You acknowledge the fact of being, that there is such a thing as Being, then what? Where does that lead? Parmenides offers his own version of a physics and cosmology in the Way of Opinion. In what way, if any, has the game changed from pre-Parmenidean physics to post-Parmenidean physics? If the answer is, 'in no way at all' then this would seem to diminish Parmenides' historical importance, notwithstanding Heidegger's enthusiasm.

Similar considerations apply to Plato's two-world theory. As with Empedocles, Anaxagoras and the atomists, Plato recognizes a distinction between the unchanging and the changing, between Forms and phenomenal particulars. However, to say that the fact of being, or Being as such is 'unchanging' is close to being a tautology. On any theory, including that of Heraclitus in which the only unchanging element is the Logos, the fact of being IS the fact of being.

For these reasons, I personally would look for a more challenging and paradoxical interpretation of Parmenides.
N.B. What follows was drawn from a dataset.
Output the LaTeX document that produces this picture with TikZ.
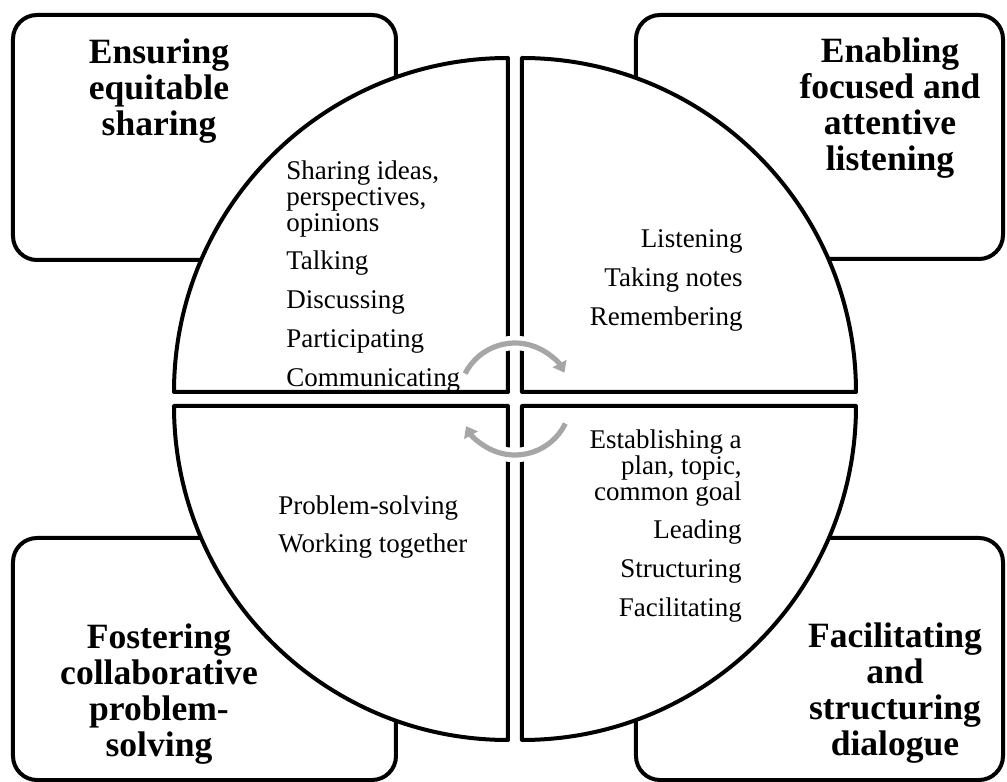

Perhaps along the lines of seeing that any possible theory of the cosmos has these two components, the changing and the unchanging, but then realizing that this just can't work. That if the unchanging is truly unchanging, then there is no way that the changing can arise out of it. In other words, if we are talking about the truth of how things are, there cannot be a 'theory of the cosmos'. There is only the statement, 'It is.'

On this view, subsequent thinkers saw the challenge as giving a plausible account of the unchanging aspect which allows for an aspect of change. So they tinkered with Parmenides' argument, just enough to allow for a theory which 'saves the phenomena'.

That's just another theory about Parmenides, another interpretation. You show in your essay that you have done some reading about Parmenides and that you are aware that there are different possible interpretations. In an examination, even if you have a strong preference for a particular view, it is a good idea to show that you are aware of the alternatives.

I liked this. I am pleased that you have got off to a good start. Well done!